Topeka The last time the Kansas House ordered the attorney general’s office to file a lawsuit, the matter cost the state $53,000 and the issue was quickly dismissed in court.
Pending before the House is a resolution that would force Attorney General Steve Six to file a lawsuit challenging the new federal health care law.
Last week, Six announced that he would not join a lawsuit against the new law that was filed by a group of other state attorneys general.
Six said that while the health care law has prompted political debate, “Our review did not reveal any constitutional defects, and thus it would not be legally or fiscally responsible to pursue this litigation.”
He said the U.S. Constitution and U.S. Supreme Court decisions give the federal government broad powers to regulate interstate commerce. “No serious argument may be advanced that the health care industry and all those who participate in it — including doctors, nurses, patients and insurers — are not part of interstate commerce,” he said.
Despite his decision, the Kansas House, when it returns for the wrap-up session, has before it a resolution ordering Six to file a lawsuit. A 1975 state law allows one chamber to direct the attorney general to challenge the constitutionality of a state or federal statute.
In 2002, the Kansas House passed a resolution that required the attorney general's office to file a lawsuit, challenging the use of Medicaid funds for abortions.
Medicaid is a program that uses federal and state funds to provide health care to the poor and those with disabilities.
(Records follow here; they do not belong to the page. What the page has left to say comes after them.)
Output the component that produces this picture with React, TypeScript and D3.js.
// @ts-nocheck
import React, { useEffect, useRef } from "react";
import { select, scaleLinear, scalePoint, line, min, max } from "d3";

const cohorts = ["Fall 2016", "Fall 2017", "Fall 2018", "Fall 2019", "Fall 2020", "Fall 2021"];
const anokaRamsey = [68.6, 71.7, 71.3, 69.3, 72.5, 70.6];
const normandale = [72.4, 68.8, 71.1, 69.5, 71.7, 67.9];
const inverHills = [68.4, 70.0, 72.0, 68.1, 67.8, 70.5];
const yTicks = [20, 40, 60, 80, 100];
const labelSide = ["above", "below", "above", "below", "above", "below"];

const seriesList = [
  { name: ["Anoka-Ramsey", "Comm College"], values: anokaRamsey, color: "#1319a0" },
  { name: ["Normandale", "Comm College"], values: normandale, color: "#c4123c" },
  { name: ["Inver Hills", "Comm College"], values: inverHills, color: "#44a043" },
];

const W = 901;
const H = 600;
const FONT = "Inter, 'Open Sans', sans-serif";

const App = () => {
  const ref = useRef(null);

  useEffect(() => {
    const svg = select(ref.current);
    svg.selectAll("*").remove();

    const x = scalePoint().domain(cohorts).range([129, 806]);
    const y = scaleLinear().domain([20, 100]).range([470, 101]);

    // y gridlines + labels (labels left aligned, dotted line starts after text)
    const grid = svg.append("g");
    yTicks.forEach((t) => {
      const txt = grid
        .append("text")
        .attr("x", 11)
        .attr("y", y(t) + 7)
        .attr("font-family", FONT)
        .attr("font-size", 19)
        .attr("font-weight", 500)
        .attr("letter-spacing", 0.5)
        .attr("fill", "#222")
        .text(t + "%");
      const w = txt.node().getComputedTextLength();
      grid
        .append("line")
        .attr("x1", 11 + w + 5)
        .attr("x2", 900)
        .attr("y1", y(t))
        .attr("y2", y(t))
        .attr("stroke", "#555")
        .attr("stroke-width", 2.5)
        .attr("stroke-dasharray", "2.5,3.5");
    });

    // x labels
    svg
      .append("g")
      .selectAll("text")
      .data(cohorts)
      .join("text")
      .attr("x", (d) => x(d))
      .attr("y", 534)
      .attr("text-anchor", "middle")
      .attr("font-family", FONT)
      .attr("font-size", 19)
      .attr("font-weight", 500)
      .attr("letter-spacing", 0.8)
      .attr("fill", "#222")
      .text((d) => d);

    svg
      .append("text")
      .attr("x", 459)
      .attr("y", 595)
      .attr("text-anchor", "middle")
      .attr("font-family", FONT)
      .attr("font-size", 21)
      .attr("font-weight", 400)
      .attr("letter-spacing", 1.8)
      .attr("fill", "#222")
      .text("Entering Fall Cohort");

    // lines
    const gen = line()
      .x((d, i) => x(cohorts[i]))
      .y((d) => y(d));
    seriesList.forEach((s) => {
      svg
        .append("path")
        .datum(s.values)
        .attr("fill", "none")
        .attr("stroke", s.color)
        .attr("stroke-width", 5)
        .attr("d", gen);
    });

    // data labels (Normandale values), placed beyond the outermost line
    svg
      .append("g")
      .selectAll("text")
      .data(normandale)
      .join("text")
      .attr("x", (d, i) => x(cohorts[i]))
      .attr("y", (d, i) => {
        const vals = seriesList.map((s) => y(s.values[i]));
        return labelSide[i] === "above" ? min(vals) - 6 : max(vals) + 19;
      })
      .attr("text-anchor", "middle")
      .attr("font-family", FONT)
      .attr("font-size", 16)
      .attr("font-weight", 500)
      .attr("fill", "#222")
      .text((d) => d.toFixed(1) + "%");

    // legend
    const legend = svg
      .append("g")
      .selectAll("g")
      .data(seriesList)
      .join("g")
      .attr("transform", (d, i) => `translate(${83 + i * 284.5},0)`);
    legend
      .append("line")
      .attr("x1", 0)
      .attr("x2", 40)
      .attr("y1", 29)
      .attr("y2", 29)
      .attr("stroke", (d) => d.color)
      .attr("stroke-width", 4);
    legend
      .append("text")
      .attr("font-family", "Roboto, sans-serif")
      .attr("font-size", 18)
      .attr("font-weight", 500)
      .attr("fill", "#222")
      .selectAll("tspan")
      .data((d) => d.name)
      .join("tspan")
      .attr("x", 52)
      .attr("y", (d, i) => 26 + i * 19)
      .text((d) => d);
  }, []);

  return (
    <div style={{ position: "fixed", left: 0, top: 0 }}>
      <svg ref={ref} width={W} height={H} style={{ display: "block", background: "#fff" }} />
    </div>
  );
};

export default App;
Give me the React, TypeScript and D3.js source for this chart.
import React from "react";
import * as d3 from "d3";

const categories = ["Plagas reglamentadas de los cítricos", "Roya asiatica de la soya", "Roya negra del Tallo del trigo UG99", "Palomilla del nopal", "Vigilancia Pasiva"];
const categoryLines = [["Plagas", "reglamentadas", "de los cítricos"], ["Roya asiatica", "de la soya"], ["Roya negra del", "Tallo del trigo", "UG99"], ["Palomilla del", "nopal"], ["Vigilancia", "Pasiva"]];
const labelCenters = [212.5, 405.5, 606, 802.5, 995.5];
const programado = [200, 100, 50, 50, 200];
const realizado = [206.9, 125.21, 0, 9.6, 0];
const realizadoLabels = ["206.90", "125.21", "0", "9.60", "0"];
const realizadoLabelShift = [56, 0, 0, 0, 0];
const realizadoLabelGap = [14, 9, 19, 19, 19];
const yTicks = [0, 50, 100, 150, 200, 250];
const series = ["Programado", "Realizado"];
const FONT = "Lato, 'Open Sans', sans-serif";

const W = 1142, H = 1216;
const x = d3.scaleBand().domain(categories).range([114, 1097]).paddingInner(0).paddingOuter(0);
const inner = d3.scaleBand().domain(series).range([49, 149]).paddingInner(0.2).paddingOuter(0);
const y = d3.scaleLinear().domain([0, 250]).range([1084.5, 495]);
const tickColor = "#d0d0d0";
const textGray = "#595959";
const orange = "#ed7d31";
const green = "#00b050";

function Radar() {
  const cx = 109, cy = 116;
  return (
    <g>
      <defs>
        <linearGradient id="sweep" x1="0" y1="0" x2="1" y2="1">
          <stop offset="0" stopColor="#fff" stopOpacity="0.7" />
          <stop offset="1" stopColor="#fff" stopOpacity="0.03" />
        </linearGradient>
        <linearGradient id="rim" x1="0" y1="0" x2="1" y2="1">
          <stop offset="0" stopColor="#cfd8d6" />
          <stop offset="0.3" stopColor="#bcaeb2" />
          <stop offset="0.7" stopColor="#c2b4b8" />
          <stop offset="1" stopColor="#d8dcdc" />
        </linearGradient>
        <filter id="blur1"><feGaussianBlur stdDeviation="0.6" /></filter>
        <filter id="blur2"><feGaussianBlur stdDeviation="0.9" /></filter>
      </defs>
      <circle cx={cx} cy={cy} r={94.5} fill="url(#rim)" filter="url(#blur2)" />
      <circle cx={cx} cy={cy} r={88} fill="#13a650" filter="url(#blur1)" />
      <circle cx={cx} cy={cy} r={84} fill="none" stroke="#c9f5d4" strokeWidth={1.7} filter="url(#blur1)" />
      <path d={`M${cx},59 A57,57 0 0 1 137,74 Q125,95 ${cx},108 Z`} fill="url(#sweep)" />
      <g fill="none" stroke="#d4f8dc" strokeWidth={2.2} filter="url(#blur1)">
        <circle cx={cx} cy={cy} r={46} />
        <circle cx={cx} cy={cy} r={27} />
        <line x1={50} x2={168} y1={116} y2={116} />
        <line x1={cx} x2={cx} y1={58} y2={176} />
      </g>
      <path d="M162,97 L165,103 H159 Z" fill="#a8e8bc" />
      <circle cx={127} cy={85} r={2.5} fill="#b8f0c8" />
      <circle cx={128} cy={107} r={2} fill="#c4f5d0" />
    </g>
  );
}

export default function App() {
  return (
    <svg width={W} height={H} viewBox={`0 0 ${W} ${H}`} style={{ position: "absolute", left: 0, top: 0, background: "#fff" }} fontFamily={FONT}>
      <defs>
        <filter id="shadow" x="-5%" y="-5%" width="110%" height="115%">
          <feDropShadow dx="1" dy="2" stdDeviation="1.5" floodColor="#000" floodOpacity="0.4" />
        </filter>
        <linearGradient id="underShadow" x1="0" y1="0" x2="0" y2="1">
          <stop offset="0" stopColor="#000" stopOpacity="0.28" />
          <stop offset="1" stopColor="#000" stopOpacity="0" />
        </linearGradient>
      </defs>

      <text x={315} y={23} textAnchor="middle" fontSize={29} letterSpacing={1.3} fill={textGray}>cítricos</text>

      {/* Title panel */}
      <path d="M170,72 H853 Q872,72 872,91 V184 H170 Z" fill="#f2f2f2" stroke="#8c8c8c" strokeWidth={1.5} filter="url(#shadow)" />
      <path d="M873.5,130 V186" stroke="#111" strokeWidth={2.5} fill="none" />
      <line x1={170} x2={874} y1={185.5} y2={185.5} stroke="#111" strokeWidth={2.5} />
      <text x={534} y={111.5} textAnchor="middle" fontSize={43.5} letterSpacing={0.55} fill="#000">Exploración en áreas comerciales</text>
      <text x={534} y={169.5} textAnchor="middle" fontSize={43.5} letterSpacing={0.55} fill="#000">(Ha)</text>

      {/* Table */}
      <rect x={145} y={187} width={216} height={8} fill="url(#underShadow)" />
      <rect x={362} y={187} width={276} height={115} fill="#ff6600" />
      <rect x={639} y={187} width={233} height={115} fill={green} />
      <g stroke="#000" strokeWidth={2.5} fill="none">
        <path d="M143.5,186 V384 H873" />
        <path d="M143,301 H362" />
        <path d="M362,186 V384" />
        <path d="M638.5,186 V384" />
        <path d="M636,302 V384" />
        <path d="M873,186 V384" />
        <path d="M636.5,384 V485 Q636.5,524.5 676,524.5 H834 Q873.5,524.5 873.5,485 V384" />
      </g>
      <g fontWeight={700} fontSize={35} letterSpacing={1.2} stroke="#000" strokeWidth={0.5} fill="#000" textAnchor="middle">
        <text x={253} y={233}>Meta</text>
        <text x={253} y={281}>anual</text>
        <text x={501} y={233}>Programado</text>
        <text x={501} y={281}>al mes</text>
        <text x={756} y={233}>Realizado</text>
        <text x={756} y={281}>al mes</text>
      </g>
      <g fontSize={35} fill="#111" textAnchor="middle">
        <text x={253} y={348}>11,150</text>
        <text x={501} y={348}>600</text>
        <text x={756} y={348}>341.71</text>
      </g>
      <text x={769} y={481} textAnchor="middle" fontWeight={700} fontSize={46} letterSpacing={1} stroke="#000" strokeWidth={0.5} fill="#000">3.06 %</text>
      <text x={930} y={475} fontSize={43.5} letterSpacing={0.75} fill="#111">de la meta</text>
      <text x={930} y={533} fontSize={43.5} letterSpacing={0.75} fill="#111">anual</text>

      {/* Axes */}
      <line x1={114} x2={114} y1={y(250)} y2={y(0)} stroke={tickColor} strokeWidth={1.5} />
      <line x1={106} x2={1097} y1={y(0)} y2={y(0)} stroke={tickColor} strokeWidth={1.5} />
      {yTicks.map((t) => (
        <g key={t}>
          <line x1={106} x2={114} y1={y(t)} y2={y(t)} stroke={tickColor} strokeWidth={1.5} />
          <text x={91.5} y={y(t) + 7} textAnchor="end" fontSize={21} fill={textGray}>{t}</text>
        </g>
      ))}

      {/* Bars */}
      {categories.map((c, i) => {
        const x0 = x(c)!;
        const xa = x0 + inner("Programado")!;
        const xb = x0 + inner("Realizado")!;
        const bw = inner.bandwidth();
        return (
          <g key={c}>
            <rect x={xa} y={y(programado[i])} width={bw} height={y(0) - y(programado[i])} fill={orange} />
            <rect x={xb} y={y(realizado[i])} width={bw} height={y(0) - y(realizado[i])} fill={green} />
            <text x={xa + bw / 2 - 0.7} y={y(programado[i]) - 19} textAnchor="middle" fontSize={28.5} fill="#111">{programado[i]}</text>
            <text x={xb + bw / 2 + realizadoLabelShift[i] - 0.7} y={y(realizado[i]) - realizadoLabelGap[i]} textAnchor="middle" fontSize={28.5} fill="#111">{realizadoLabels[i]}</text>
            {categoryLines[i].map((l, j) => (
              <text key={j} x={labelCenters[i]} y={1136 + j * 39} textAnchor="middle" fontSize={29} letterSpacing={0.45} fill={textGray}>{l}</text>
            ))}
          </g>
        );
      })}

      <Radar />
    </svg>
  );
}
In August 2005, then-Attorney General Phill Kline, a Republican and opponent of abortion, filed the lawsuit against then-Gov. Kathleen Sebelius, a Democrat who supported a woman's right to have an abortion. Kline hired state Rep. Lance Kinzer, R-Olathe, an attorney and critic of abortion, as a special counsel to handle the case for his office.
But Shawnee County State District Judge David Bruns dismissed the lawsuit in January 2006, saying as long as Kansas takes federal money under Medicaid it has to abide by federal rules. Those rules include a provision that requires Medicaid reimbursements for abortions that are the result of rape, incest or to save the life of the mother.
“Thus, so long as the state of Kansas continues to participate in the Medicaid, it has a duty to comply with the federal laws and regulations governing the program,” Bruns said.
According to the Kansas attorney general’s office, the case cost $53,327. Attorneys Kinzer and anti-abortion attorney Dorinda Bordlee received $34,641, and the defense counsel of Spencer, Fane, Britt & Browne received $18,686, the attorney general’s office said.